しかし、その日のスーパープレーは一度ではなかった。1点リードのまま9回裏をむかえ、対するソフトバンクはランナー2死二、三塁。一打サヨナラというピンチで、ソフトバンク江川智晃(えがわ ともあき)選手から長打を思わせる大きな当たりが飛び出した。
それを陽岱鋼選手は、背走での「ザ・キャッチ」。ハラハラする試合展開は、陽選手の素晴らしい捕球で幕を閉じた。一試合2度のスーパープレーは、陽選手の守備力を野球ファンの心に強烈に焼き付けた。 敗れたソフトバンクの工藤公康監督も「あれを取られたら仕方ない」といった諦めのような顔が印象的な試合でもあった。

台湾との架け橋 いわば「台湾のイチロー」

陽選手といえば、その整った顔立ちとモデル並みのスラリとした体型で、女性からは絶大な人気だ。イケメンでプロ野球選手、奥様は台湾で芸能活動もこなすスターという、誰もがうらやむような経歴だ。

巨人入団が決定し、2017年のWBCチャイニーズタイペイとしての出場は辞退したものの、2013年のWBCでは一次リーグMVPを獲得するなど活躍し、日本のみならず台湾での人気は不動となっている。

台湾でも日本プロ野球がテレビ放送を企画されるなど、もともと親日の方が多い台湾で、両国に経済効果をあたえる架け橋としても大切な存在だ。ある意味「台湾のイチロー」といっても過言ではないだろう。巨人への移籍会見では台湾メディアも多数訪れ、台湾通訳が同席するなど異例のものとなった。

甘いマスクとモデル並みの体型を買われて、CMのみならずドラマ出演までもチャレンジするという陽選手は、プレーだけでなくさまざまな分野で目にする機会も多くなっている。

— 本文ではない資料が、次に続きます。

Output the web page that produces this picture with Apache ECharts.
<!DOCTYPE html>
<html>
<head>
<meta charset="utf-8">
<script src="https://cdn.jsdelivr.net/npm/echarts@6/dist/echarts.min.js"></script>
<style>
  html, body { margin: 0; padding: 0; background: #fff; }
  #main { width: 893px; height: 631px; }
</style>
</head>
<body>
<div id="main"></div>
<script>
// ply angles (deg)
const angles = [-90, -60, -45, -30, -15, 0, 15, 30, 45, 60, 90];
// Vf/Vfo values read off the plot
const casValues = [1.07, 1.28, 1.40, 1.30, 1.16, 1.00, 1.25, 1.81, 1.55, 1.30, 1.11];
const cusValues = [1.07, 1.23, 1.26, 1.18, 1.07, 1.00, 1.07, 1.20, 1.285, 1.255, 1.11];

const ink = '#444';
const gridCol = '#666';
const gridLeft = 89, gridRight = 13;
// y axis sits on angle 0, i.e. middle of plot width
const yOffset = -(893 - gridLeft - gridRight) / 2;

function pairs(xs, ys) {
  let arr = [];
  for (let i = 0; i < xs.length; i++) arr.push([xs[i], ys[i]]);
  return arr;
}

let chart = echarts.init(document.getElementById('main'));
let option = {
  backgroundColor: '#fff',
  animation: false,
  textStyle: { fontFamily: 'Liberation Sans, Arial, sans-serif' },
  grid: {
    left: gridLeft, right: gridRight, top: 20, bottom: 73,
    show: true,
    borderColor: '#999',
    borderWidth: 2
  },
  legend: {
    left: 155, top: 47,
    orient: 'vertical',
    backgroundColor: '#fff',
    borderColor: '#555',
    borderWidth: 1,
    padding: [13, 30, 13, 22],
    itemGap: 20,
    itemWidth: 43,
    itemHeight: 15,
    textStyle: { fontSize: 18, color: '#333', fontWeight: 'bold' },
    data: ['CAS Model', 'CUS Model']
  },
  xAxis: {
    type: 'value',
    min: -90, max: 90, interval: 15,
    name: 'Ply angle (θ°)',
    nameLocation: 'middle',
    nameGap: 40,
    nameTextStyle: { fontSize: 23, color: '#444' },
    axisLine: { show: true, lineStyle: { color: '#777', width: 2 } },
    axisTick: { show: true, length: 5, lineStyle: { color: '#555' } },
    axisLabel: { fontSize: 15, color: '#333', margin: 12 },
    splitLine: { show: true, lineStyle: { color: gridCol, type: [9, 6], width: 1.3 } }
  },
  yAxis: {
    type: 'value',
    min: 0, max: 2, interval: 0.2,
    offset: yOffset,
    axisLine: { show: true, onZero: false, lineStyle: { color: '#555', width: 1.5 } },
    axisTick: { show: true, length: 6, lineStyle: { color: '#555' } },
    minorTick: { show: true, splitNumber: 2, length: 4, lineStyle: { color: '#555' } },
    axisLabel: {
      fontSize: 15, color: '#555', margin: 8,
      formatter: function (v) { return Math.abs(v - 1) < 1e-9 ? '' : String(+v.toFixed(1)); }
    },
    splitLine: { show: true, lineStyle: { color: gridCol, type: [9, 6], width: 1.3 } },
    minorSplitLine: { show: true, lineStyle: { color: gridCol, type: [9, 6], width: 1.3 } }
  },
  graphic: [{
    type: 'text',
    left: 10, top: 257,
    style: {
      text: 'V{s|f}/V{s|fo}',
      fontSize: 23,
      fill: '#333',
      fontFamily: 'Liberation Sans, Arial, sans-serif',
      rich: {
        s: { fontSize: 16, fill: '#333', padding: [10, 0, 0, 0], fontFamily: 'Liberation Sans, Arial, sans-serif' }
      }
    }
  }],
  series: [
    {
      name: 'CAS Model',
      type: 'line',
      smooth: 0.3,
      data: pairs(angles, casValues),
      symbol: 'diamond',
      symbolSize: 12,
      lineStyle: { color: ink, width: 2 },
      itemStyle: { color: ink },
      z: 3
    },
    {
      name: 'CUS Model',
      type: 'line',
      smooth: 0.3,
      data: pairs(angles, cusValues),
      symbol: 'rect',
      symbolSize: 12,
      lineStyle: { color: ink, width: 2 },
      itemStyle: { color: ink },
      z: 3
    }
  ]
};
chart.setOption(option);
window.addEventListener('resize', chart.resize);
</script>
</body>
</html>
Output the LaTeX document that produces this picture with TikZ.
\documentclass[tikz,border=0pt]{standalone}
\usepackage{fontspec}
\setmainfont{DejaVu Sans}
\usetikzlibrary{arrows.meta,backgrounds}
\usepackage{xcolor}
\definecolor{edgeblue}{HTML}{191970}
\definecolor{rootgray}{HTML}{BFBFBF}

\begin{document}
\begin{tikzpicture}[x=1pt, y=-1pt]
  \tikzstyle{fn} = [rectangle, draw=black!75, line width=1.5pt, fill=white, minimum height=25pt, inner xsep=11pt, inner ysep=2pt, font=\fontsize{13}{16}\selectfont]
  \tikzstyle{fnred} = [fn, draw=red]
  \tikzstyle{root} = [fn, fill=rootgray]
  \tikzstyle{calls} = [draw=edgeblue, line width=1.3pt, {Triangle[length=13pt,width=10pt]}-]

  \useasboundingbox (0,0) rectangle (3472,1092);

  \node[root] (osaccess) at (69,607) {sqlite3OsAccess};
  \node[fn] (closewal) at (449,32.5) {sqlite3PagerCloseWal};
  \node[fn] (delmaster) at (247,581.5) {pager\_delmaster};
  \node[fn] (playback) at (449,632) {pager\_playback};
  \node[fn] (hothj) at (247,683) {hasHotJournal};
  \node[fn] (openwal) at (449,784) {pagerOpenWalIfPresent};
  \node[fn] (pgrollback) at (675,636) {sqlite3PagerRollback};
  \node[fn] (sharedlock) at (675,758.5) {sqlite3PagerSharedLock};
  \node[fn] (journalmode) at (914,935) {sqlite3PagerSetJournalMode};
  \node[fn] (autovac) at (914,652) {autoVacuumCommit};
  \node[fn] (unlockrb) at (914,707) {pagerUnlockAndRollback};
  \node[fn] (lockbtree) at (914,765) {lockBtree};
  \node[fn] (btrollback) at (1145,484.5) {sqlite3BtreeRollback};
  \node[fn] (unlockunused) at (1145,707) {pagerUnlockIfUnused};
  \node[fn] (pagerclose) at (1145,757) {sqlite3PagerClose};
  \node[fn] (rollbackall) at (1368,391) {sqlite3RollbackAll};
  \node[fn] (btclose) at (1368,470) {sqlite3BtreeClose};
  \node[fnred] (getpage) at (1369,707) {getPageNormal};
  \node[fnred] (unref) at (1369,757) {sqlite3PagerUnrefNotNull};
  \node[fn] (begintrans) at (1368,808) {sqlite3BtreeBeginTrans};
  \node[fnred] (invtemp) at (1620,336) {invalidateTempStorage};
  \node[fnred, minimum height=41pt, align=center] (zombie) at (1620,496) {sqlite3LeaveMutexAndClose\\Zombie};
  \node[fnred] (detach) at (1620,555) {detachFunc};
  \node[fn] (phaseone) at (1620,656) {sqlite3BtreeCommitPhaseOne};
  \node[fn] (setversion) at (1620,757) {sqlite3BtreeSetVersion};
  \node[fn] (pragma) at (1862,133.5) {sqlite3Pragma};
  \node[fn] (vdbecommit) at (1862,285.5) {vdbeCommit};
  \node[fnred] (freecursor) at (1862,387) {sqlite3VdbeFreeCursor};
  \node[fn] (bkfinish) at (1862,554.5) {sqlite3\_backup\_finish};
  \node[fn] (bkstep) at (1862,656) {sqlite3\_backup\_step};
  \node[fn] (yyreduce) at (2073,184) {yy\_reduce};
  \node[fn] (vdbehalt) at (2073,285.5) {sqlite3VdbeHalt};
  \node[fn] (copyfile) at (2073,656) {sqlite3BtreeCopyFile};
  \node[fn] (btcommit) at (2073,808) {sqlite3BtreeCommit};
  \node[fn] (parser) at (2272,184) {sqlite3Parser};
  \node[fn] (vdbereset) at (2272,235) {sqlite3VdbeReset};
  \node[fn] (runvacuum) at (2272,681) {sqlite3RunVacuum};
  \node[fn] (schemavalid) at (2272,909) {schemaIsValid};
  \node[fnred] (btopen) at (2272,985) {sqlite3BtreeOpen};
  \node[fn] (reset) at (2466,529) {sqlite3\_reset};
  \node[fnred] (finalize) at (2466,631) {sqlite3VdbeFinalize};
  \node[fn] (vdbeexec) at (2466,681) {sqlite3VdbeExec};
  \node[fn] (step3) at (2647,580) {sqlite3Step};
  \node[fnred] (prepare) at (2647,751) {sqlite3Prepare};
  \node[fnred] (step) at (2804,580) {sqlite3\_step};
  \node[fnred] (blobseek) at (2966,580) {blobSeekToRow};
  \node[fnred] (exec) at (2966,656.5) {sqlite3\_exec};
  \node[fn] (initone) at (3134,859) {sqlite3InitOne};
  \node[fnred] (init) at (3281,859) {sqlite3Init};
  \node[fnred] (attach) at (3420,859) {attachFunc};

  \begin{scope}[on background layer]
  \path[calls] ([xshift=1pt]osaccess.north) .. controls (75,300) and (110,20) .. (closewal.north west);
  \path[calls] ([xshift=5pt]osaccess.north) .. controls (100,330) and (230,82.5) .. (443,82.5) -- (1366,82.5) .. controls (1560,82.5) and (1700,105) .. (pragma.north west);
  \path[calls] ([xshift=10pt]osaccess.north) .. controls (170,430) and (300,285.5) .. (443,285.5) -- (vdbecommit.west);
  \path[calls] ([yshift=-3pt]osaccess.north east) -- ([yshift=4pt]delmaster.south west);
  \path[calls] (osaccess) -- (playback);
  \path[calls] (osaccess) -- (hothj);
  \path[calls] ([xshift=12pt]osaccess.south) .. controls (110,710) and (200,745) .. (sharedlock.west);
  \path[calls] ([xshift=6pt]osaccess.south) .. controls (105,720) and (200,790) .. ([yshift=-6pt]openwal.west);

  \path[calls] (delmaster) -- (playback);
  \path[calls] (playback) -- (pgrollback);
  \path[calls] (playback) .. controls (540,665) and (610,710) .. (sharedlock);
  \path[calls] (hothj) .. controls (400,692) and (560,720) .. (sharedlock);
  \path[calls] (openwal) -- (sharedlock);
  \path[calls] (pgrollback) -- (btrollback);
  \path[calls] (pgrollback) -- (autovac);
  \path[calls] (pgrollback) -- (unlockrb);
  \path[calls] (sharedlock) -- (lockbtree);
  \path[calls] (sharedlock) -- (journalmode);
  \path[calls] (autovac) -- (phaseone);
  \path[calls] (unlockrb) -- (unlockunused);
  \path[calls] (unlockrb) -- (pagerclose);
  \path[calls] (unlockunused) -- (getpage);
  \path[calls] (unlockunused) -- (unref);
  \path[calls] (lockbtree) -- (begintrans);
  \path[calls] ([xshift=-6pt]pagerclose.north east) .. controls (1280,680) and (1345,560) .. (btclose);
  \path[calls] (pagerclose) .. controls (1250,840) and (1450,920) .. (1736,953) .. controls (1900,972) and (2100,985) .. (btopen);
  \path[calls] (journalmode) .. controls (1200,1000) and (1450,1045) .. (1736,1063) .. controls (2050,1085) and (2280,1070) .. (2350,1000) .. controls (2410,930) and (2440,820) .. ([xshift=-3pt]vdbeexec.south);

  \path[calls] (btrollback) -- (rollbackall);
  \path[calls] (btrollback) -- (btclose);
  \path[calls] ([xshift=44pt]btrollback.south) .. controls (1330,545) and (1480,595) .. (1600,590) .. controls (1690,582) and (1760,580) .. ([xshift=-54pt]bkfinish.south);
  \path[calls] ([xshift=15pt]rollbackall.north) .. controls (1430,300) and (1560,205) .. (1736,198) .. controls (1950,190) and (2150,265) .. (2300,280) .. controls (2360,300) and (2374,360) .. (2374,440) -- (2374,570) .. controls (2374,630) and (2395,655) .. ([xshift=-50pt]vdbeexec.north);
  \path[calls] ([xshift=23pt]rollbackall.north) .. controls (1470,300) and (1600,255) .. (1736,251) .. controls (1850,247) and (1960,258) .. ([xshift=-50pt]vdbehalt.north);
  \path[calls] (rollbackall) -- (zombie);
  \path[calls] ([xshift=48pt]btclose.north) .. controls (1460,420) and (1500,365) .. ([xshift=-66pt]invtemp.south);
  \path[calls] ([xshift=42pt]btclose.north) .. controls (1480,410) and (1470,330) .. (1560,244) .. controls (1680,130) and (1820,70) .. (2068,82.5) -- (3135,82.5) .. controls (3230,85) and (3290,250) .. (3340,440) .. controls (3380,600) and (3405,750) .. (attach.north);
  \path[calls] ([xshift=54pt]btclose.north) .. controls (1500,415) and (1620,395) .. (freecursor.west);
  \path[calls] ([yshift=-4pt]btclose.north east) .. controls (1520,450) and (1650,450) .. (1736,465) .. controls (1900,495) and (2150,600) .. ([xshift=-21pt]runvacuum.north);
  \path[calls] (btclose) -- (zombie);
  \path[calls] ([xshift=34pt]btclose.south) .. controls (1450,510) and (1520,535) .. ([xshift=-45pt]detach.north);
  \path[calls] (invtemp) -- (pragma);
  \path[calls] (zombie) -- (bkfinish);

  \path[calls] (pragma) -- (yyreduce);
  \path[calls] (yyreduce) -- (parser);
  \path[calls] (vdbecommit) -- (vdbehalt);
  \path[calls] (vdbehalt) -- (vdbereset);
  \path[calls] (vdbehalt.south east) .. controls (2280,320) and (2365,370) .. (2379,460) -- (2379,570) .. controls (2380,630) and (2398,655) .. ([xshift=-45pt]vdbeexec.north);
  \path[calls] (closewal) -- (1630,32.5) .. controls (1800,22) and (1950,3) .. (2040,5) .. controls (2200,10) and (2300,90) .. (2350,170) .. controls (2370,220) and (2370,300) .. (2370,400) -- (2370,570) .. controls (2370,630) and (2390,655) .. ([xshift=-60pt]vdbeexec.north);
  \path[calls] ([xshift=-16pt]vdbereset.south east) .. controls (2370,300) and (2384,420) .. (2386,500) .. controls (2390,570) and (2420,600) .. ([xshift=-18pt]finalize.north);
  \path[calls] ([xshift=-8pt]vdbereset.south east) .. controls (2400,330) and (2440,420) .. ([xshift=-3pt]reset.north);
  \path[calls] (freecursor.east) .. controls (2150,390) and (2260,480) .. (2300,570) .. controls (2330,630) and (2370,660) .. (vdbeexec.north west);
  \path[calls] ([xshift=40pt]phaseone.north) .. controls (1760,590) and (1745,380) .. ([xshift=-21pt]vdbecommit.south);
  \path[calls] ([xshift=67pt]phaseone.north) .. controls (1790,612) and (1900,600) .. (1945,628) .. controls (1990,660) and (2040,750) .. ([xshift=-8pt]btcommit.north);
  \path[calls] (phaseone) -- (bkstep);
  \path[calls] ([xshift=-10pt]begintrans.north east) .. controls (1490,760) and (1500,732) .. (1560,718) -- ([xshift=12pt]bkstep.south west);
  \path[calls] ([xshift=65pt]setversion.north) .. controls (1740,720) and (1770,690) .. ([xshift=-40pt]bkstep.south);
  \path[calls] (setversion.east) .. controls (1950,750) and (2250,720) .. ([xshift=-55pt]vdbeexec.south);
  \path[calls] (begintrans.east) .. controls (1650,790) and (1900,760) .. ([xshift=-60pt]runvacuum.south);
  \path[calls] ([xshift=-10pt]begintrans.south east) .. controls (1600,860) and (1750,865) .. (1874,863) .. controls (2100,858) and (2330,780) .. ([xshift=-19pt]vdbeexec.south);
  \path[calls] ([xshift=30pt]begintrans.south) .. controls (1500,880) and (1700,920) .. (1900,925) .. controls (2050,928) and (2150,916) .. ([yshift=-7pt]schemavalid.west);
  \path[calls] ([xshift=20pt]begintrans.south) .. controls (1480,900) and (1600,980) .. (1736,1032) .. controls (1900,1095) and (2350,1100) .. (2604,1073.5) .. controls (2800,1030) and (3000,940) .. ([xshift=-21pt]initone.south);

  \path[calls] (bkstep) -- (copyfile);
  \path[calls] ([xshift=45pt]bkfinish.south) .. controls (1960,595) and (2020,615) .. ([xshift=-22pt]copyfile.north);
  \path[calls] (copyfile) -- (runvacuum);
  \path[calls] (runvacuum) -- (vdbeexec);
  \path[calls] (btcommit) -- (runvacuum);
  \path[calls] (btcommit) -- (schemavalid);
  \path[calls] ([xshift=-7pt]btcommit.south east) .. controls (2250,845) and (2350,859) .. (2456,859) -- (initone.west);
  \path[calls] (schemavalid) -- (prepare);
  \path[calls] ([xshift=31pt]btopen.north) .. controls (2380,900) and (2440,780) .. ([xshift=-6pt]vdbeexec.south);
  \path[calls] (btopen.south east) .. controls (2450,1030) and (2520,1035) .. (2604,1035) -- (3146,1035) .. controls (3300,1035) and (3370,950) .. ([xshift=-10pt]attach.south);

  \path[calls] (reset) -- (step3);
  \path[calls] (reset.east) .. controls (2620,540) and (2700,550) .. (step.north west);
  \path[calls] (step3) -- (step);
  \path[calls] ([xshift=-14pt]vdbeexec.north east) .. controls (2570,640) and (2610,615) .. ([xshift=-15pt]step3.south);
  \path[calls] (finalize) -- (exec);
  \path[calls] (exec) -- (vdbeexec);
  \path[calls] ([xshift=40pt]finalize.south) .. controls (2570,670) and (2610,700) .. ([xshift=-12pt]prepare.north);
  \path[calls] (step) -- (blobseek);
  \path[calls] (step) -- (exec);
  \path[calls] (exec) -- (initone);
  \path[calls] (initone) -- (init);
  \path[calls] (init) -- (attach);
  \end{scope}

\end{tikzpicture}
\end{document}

笑顔が輝くキャラクターで、スーパープレーが飛び出したあとのヒーローインタビューのお立ち台では、お笑い芸人のチャラ男ネタを彷彿とさせる「サンキューでーす!」を決め台詞とし、ユーモア溢れる切り返しでファンを沸かせる。

プライベートでは家庭を大切にする愛妻家というイメージが強く、礼儀正しくファンにも優しい印象だ。それが母国でもファンを増やした理由だろう。

巨人での活躍に期待

2016年に日本ハムで日本一となったものの、陽選手はFA宣言をし他球団との交渉を行ったが、同時に日本ハムとも交渉を行っている。オリックス、楽天などが獲得に乗り出す中で、陽選手は「実力派人気選手」に惜しみない年俸で迎え入れる巨人軍に入団。背番号は「2」で、推定5年15億円と好待遇での新天地。今後は、巨人軍での活躍が期待される。

日本ハム時代も2015年の肋骨亀裂骨折に耐えながらのプレーなど、怪我に泣かされることが多かった陽岱鋼選手だが、2017年の春季キャンプも下半身の張りなどから遅れをとっての参加となっている。

怪我をも恐れない全力プレーのスーパーキャッチは感動的だったが、今季は身体を万全に心がけてのプレーを期待したいものだ。